--- Exercise requirements ---
Restate all the material verbatim, except for the pictures.

--- Stored data ---
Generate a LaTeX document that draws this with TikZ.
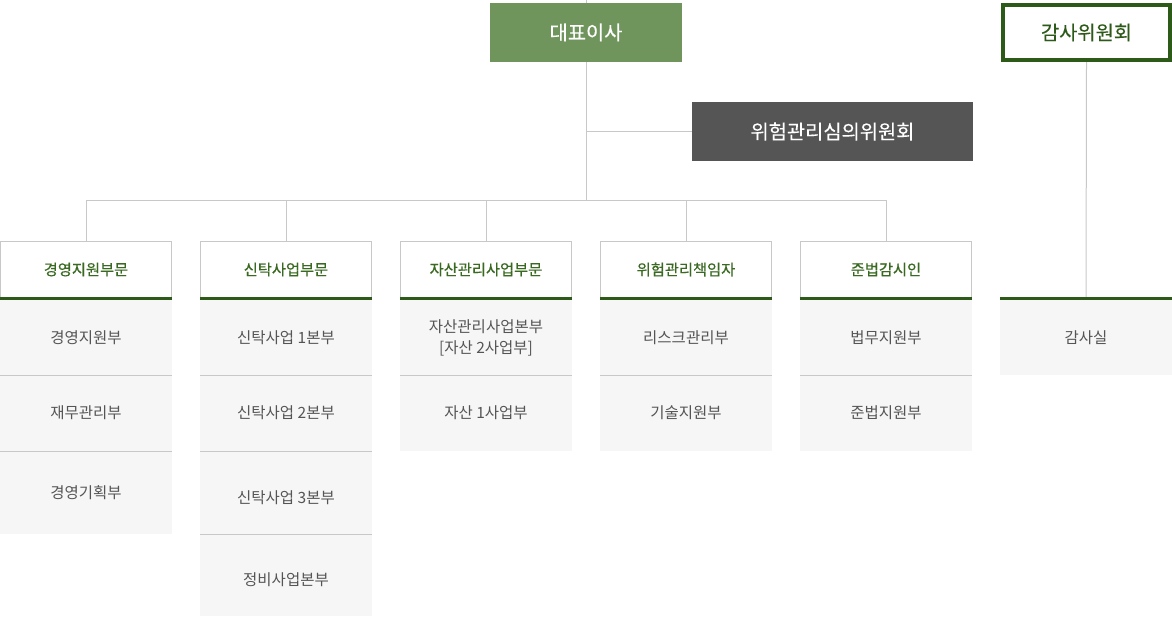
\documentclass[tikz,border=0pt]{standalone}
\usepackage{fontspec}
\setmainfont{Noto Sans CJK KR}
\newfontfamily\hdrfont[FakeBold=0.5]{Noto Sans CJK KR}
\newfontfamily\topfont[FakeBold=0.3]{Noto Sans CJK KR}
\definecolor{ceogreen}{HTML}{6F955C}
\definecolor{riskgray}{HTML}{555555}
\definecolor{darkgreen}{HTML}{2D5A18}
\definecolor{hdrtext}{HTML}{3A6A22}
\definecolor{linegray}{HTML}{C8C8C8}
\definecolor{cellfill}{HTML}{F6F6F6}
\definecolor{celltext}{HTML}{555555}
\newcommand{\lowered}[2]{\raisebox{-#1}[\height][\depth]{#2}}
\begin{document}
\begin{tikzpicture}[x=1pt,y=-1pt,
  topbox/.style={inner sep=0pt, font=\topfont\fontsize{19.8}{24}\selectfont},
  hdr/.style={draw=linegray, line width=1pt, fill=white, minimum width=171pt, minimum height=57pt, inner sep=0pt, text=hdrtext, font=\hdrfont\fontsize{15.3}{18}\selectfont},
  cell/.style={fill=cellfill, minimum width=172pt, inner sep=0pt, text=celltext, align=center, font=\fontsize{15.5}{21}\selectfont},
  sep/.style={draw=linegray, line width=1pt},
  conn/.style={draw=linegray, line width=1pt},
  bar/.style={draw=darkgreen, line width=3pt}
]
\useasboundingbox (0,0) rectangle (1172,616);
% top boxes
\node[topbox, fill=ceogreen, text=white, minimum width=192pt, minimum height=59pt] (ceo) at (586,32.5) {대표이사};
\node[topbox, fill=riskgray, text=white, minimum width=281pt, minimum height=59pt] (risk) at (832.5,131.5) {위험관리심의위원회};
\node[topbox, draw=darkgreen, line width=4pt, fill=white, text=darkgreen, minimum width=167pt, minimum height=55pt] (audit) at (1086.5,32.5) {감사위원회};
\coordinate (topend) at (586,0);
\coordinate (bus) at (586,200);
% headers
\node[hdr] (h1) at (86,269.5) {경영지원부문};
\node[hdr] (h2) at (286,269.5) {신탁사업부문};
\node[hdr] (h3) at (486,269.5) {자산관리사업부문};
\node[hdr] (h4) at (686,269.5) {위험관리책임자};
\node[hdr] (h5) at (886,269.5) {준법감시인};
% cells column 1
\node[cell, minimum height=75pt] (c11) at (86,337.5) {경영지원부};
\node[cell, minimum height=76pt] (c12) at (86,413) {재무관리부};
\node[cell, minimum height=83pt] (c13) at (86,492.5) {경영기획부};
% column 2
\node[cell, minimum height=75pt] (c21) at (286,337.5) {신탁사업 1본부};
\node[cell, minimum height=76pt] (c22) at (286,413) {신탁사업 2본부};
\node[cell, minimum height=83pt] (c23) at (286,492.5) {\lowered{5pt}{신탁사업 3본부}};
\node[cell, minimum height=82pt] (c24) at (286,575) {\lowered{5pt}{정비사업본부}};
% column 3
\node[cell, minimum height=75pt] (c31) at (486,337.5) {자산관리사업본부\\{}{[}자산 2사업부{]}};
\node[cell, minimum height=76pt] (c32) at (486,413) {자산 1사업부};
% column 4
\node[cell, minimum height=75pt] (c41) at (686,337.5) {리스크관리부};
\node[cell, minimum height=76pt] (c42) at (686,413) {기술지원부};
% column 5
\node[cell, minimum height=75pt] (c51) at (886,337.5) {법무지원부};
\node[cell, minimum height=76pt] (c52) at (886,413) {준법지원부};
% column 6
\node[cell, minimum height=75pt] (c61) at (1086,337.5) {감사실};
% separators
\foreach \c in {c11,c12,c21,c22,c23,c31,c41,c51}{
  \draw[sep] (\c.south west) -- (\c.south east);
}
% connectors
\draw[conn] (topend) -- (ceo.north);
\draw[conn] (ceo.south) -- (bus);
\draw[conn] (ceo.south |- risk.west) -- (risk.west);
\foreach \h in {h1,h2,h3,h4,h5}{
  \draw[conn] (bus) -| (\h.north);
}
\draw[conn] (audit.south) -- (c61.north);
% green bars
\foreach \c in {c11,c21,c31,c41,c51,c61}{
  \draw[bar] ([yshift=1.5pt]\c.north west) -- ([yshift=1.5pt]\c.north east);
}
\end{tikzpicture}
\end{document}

--- Exercise response ---
Generate a LaTeX document that draws this with TikZ.
\documentclass[tikz,border=0pt]{standalone}
\usepackage{fontspec}
\setmainfont{Noto Sans CJK KR}
\newfontfamily\hdrfont[FakeBold=0.5]{Noto Sans CJK KR}
\newfontfamily\topfont[FakeBold=0.3]{Noto Sans CJK KR}
\definecolor{ceogreen}{HTML}{6F955C}
\definecolor{riskgray}{HTML}{555555}
\definecolor{darkgreen}{HTML}{2D5A18}
\definecolor{hdrtext}{HTML}{3A6A22}
\definecolor{linegray}{HTML}{C8C8C8}
\definecolor{cellfill}{HTML}{F6F6F6}
\definecolor{celltext}{HTML}{555555}
\newcommand{\lowered}[2]{\raisebox{-#1}[\height][\depth]{#2}}
\begin{document}
\begin{tikzpicture}[x=1pt,y=-1pt,
  topbox/.style={inner sep=0pt, font=\topfont\fontsize{19.8}{24}\selectfont},
  hdr/.style={draw=linegray, line width=1pt, fill=white, minimum width=171pt, minimum height=57pt, inner sep=0pt, text=hdrtext, font=\hdrfont\fontsize{15.3}{18}\selectfont},
  cell/.style={fill=cellfill, minimum width=172pt, inner sep=0pt, text=celltext, align=center, font=\fontsize{15.5}{21}\selectfont},
  sep/.style={draw=linegray, line width=1pt},
  conn/.style={draw=linegray, line width=1pt},
  bar/.style={draw=darkgreen, line width=3pt}
]
\useasboundingbox (0,0) rectangle (1172,616);
% top boxes
\node[topbox, fill=ceogreen, text=white, minimum width=192pt, minimum height=59pt] (ceo) at (586,32.5) {대표이사};
\node[topbox, fill=riskgray, text=white, minimum width=281pt, minimum height=59pt] (risk) at (832.5,131.5) {위험관리심의위원회};
\node[topbox, draw=darkgreen, line width=4pt, fill=white, text=darkgreen, minimum width=167pt, minimum height=55pt] (audit) at (1086.5,32.5) {감사위원회};
\coordinate (topend) at (586,0);
\coordinate (bus) at (586,200);
% headers
\node[hdr] (h1) at (86,269.5) {경영지원부문};
\node[hdr] (h2) at (286,269.5) {신탁사업부문};
\node[hdr] (h3) at (486,269.5) {자산관리사업부문};
\node[hdr] (h4) at (686,269.5) {위험관리책임자};
\node[hdr] (h5) at (886,269.5) {준법감시인};
% cells column 1
\node[cell, minimum height=75pt] (c11) at (86,337.5) {경영지원부};
\node[cell, minimum height=76pt] (c12) at (86,413) {재무관리부};
\node[cell, minimum height=83pt] (c13) at (86,492.5) {경영기획부};
% column 2
\node[cell, minimum height=75pt] (c21) at (286,337.5) {신탁사업 1본부};
\node[cell, minimum height=76pt] (c22) at (286,413) {신탁사업 2본부};
\node[cell, minimum height=83pt] (c23) at (286,492.5) {\lowered{5pt}{신탁사업 3본부}};
\node[cell, minimum height=82pt] (c24) at (286,575) {\lowered{5pt}{정비사업본부}};
% column 3
\node[cell, minimum height=75pt] (c31) at (486,337.5) {자산관리사업본부\\{}{[}자산 2사업부{]}};
\node[cell, minimum height=76pt] (c32) at (486,413) {자산 1사업부};
% column 4
\node[cell, minimum height=75pt] (c41) at (686,337.5) {리스크관리부};
\node[cell, minimum height=76pt] (c42) at (686,413) {기술지원부};
% column 5
\node[cell, minimum height=75pt] (c51) at (886,337.5) {법무지원부};
\node[cell, minimum height=76pt] (c52) at (886,413) {준법지원부};
% column 6
\node[cell, minimum height=75pt] (c61) at (1086,337.5) {감사실};
% separators
\foreach \c in {c11,c12,c21,c22,c23,c31,c41,c51}{
  \draw[sep] (\c.south west) -- (\c.south east);
}
% connectors
\draw[conn] (topend) -- (ceo.north);
\draw[conn] (ceo.south) -- (bus);
\draw[conn] (ceo.south |- risk.west) -- (risk.west);
\foreach \h in {h1,h2,h3,h4,h5}{
  \draw[conn] (bus) -| (\h.north);
}
\draw[conn] (audit.south) -- (c61.north);
% green bars
\foreach \c in {c11,c21,c31,c41,c51,c61}{
  \draw[bar] ([yshift=1.5pt]\c.north west) -- ([yshift=1.5pt]\c.north east);
}
\end{tikzpicture}
\end{document}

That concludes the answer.